Prompt
Omit the pictures and print exactly the lines of the listing below, starting at the first and ending at the line containing "const yTicks = [0, 0.2, 0.4, 0.6, 0.8, 1.0];".

Data excerpt

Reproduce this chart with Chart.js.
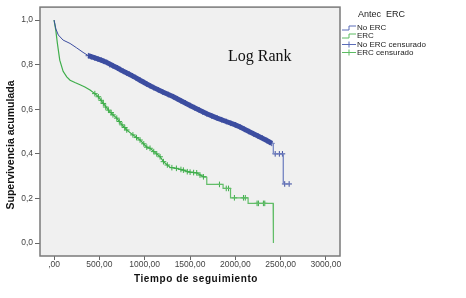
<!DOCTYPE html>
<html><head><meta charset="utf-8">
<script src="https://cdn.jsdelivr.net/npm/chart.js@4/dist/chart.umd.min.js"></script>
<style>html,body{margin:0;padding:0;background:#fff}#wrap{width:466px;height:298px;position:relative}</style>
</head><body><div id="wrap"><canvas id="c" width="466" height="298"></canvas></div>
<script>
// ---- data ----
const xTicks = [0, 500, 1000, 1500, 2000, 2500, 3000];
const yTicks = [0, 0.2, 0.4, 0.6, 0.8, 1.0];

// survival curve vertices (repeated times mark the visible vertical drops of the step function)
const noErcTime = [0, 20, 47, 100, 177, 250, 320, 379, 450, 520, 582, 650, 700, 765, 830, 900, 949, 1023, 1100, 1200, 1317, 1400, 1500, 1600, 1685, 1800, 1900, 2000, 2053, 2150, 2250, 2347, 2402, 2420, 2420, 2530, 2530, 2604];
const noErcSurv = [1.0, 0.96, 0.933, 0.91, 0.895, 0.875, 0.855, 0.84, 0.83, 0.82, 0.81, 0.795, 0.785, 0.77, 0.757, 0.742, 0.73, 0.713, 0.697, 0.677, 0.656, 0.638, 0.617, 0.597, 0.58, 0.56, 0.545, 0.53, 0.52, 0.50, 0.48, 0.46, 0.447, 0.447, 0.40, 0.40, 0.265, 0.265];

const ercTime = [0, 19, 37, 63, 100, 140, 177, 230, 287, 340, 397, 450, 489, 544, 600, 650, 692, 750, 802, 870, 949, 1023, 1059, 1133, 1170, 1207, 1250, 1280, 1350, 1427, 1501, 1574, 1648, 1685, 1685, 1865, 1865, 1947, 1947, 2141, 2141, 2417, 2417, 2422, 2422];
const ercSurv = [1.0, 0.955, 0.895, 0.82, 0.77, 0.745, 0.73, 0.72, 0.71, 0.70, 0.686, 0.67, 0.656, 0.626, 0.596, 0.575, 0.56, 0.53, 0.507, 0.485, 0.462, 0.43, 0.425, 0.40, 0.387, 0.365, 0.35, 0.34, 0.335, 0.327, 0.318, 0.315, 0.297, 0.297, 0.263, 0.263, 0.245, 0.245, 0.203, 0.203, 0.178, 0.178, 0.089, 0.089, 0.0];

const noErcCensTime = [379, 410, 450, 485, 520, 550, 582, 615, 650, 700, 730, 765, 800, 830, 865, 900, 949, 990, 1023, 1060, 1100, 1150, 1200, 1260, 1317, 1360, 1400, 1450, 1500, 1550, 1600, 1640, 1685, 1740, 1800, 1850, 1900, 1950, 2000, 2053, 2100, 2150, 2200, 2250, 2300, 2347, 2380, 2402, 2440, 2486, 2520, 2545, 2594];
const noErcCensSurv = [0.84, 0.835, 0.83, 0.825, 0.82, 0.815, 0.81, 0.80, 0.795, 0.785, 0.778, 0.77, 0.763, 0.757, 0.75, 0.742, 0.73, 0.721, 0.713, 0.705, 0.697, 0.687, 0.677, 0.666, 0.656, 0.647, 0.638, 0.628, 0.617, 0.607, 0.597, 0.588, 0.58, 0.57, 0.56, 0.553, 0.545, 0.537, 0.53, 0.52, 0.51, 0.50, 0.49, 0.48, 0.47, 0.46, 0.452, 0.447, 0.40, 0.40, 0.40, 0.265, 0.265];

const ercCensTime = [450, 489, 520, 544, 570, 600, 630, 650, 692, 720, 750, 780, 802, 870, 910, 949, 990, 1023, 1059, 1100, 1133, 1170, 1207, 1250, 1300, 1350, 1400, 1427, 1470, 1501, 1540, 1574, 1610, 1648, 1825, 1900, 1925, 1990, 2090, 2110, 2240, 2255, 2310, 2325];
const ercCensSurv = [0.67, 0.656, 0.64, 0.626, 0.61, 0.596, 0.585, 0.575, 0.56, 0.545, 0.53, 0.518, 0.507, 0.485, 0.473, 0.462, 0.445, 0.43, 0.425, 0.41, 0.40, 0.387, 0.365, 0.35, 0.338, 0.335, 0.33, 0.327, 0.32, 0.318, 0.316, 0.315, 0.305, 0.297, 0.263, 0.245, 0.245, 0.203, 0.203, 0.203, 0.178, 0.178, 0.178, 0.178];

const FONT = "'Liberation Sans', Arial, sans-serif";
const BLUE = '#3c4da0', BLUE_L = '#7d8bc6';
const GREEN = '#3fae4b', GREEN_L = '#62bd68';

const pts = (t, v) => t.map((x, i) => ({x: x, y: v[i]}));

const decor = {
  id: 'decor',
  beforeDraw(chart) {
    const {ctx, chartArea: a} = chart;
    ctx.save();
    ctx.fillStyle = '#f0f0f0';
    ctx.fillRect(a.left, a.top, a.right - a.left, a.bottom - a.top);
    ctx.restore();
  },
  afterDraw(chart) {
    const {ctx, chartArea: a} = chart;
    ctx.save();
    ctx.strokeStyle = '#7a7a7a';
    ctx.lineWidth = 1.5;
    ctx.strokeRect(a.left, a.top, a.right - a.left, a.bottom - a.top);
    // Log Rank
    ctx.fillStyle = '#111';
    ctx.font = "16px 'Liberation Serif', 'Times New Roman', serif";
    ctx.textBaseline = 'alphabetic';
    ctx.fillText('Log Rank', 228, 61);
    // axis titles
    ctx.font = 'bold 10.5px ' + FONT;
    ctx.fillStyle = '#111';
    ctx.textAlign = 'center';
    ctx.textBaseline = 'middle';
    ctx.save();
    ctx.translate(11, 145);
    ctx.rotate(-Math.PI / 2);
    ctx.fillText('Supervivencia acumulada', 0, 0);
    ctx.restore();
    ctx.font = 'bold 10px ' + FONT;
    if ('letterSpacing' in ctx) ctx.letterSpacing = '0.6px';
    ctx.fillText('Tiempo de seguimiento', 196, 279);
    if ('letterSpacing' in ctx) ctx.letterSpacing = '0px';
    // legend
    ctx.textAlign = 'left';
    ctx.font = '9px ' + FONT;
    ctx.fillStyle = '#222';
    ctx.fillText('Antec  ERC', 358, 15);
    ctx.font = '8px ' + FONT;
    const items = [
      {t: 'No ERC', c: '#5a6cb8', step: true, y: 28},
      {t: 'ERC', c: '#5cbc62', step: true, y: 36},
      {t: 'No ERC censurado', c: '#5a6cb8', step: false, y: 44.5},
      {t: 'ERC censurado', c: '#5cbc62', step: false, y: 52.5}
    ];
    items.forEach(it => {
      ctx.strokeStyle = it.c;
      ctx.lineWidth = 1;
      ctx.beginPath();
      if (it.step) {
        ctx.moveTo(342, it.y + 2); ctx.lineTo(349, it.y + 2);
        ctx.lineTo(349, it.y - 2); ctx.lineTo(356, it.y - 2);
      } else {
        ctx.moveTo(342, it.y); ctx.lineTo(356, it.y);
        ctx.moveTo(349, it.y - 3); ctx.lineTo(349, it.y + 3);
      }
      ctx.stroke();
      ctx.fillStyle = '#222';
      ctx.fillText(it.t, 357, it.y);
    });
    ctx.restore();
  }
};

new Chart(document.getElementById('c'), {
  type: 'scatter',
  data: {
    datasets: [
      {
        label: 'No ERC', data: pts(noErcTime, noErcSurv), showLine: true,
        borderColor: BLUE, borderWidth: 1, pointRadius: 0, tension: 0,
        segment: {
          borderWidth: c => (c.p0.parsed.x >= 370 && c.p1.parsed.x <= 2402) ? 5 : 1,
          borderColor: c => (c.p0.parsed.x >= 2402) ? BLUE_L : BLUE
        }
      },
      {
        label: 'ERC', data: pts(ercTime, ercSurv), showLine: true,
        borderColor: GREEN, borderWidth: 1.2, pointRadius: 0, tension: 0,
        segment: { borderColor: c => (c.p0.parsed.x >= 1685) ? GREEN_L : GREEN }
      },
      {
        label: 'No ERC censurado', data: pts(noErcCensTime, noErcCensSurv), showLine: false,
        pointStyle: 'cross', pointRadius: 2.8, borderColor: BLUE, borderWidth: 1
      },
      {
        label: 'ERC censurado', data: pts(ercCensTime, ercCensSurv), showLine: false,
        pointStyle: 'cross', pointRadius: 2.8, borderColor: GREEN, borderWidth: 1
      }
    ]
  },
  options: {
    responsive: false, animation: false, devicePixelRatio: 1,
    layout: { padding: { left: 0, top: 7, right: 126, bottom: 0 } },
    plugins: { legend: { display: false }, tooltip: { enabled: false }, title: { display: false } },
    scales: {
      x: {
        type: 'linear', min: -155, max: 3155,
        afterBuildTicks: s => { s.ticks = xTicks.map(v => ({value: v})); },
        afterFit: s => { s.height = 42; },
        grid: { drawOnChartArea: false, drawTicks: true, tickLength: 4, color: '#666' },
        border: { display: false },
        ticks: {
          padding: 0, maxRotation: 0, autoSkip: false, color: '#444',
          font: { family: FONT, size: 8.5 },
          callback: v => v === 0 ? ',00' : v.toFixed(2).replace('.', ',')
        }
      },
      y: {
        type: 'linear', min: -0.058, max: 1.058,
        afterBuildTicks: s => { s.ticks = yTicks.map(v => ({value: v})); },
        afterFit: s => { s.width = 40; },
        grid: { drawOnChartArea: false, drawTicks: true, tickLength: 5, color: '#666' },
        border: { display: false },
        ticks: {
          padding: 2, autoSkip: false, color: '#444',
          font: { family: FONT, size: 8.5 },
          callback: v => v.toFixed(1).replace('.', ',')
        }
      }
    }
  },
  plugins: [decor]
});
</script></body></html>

Answer to this problem
Reproduce this chart with Chart.js.
<!DOCTYPE html>
<html><head><meta charset="utf-8">
<script src="https://cdn.jsdelivr.net/npm/chart.js@4/dist/chart.umd.min.js"></script>
<style>html,body{margin:0;padding:0;background:#fff}#wrap{width:466px;height:298px;position:relative}</style>
</head><body><div id="wrap"><canvas id="c" width="466" height="298"></canvas></div>
<script>
// ---- data ----
const xTicks = [0, 500, 1000, 1500, 2000, 2500, 3000];
const yTicks = [0, 0.2, 0.4, 0.6, 0.8, 1.0];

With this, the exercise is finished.